Task to complete
Output the entries below exactly as written, omitting pictures.

Extracted material
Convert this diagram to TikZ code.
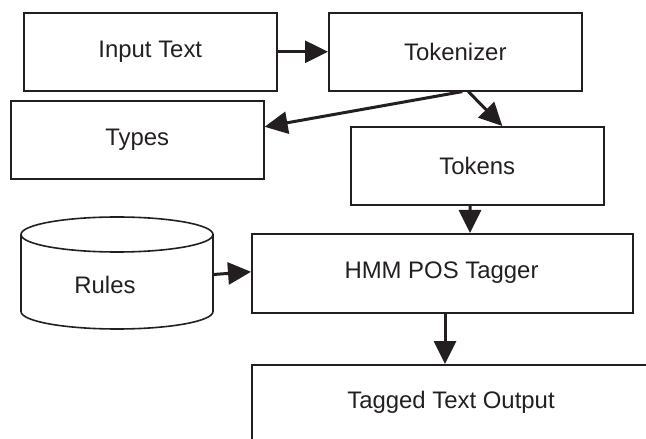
\documentclass[tikz,border=0pt]{standalone}
\usepackage{fontspec}
\setmainfont{Liberation Sans}
\usetikzlibrary{arrows.meta,calc}
\definecolor{ink}{HTML}{231F20}
\begin{document}
\begin{tikzpicture}[x=1bp,y=-1bp,
  box/.style={draw=ink,line width=1.6bp,minimum width=253bp,minimum height=78bp,inner sep=0pt,anchor=north west,text=ink,font=\fontsize{24}{28}\selectfont},
  conn/.style={draw=ink,line width=3bp,-{Triangle[length=23bp,width=22bp]}},
  lbl/.style={text=ink,font=\fontsize{24}{28}\selectfont}]
\useasboundingbox (0,0) rectangle (646,439);
\clip (0,0) rectangle (646,439);
\node[box] (input) at (23,12) {Input Text};
\node[box] (tokzr) at (328,12) {Tokenizer};
\node[box] (types) at (10,100) {Types};
\node[box] (tokens) at (350,126) {Tokens};
\node[box,minimum width=381bp,minimum height=79bp] (hmm) at (251,233) {};
\node[lbl] (hmmlbl) at (441.5,272.5) {HMM POS Tagger};
\node[box,minimum width=420bp,minimum height=100bp] (out) at (251,364) {};
\node[lbl] (outlbl) at (451,402) {Tagged Text Output};
% Rules cylinder
\draw[ink,line width=1.6bp,fill=white] (21,234.5) -- (21,311.5) arc[start angle=180,end angle=0,x radius=96,y radius=17.5] -- (213,234.5);
\draw[ink,line width=1.6bp] (117,234.5) ellipse[x radius=96,y radius=17.5];
\node[inner sep=0pt,minimum width=192bp,minimum height=77bp] (rules) at (117,273) {};
\node[lbl] (ruleslbl) at (105,285) {Rules};
% connectors
\draw[conn] (input.east) -- (tokzr.west);
\draw[conn] ([xshift=7bp]tokzr.south) -- ([yshift=13bp]types.east);
\draw[conn] ([xshift=13bp]tokzr.south) -- ([xshift=25bp]tokens.north);
\draw[conn] ([yshift=-1.5bp]rules.east) -- ([yshift=1.5bp]hmm.west);
\draw[conn] ($(tokens.south west)+(120bp,0)$) -- ($(hmm.north west)+(219bp,0)$);
\draw[conn] ($(hmm.south west)+(194bp,0)$) -- ($(out.north west)+(194bp,0)$);
\end{tikzpicture}
\end{document}
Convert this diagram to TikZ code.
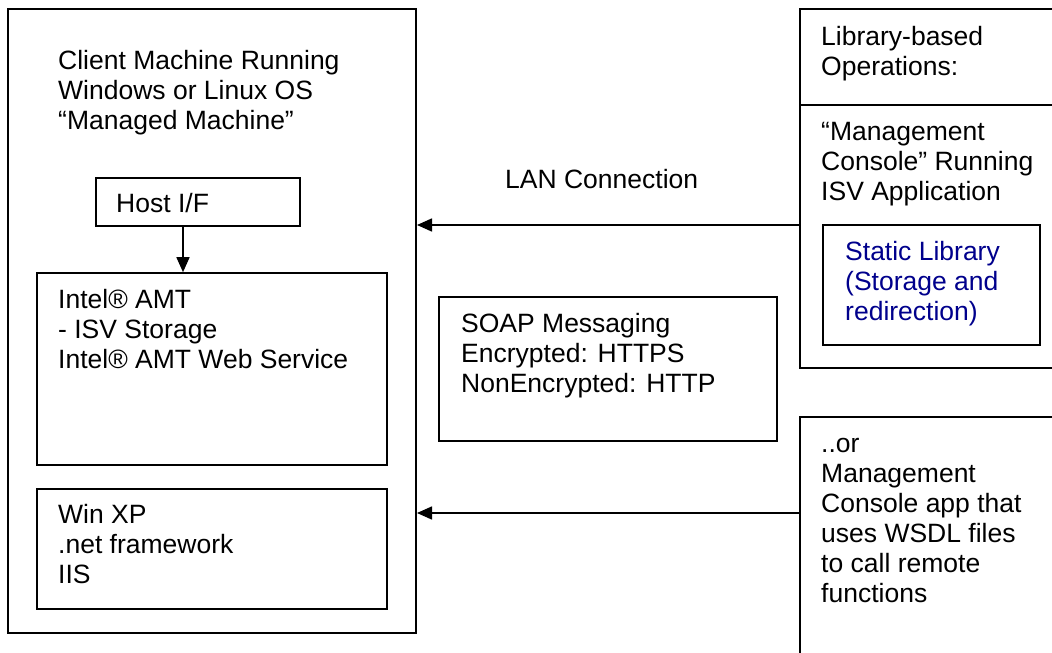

Correct response
Convert this diagram to TikZ code.
\documentclass[tikz,border=0pt]{standalone}
\usepackage{fontspec}
\setmainfont{Liberation Sans}
\usetikzlibrary{arrows.meta,calc}
\definecolor{ink}{HTML}{231F20}
\begin{document}
\begin{tikzpicture}[x=1bp,y=-1bp,
  box/.style={draw=ink,line width=1.6bp,minimum width=253bp,minimum height=78bp,inner sep=0pt,anchor=north west,text=ink,font=\fontsize{24}{28}\selectfont},
  conn/.style={draw=ink,line width=3bp,-{Triangle[length=23bp,width=22bp]}},
  lbl/.style={text=ink,font=\fontsize{24}{28}\selectfont}]
\useasboundingbox (0,0) rectangle (646,439);
\clip (0,0) rectangle (646,439);
\node[box] (input) at (23,12) {Input Text};
\node[box] (tokzr) at (328,12) {Tokenizer};
\node[box] (types) at (10,100) {Types};
\node[box] (tokens) at (350,126) {Tokens};
\node[box,minimum width=381bp,minimum height=79bp] (hmm) at (251,233) {};
\node[lbl] (hmmlbl) at (441.5,272.5) {HMM POS Tagger};
\node[box,minimum width=420bp,minimum height=100bp] (out) at (251,364) {};
\node[lbl] (outlbl) at (451,402) {Tagged Text Output};
% Rules cylinder
\draw[ink,line width=1.6bp,fill=white] (21,234.5) -- (21,311.5) arc[start angle=180,end angle=0,x radius=96,y radius=17.5] -- (213,234.5);
\draw[ink,line width=1.6bp] (117,234.5) ellipse[x radius=96,y radius=17.5];
\node[inner sep=0pt,minimum width=192bp,minimum height=77bp] (rules) at (117,273) {};
\node[lbl] (ruleslbl) at (105,285) {Rules};
% connectors
\draw[conn] (input.east) -- (tokzr.west);
\draw[conn] ([xshift=7bp]tokzr.south) -- ([yshift=13bp]types.east);
\draw[conn] ([xshift=13bp]tokzr.south) -- ([xshift=25bp]tokens.north);
\draw[conn] ([yshift=-1.5bp]rules.east) -- ([yshift=1.5bp]hmm.west);
\draw[conn] ($(tokens.south west)+(120bp,0)$) -- ($(hmm.north west)+(219bp,0)$);
\draw[conn] ($(hmm.south west)+(194bp,0)$) -- ($(out.north west)+(194bp,0)$);
\end{tikzpicture}
\end{document}
Convert this diagram to TikZ code.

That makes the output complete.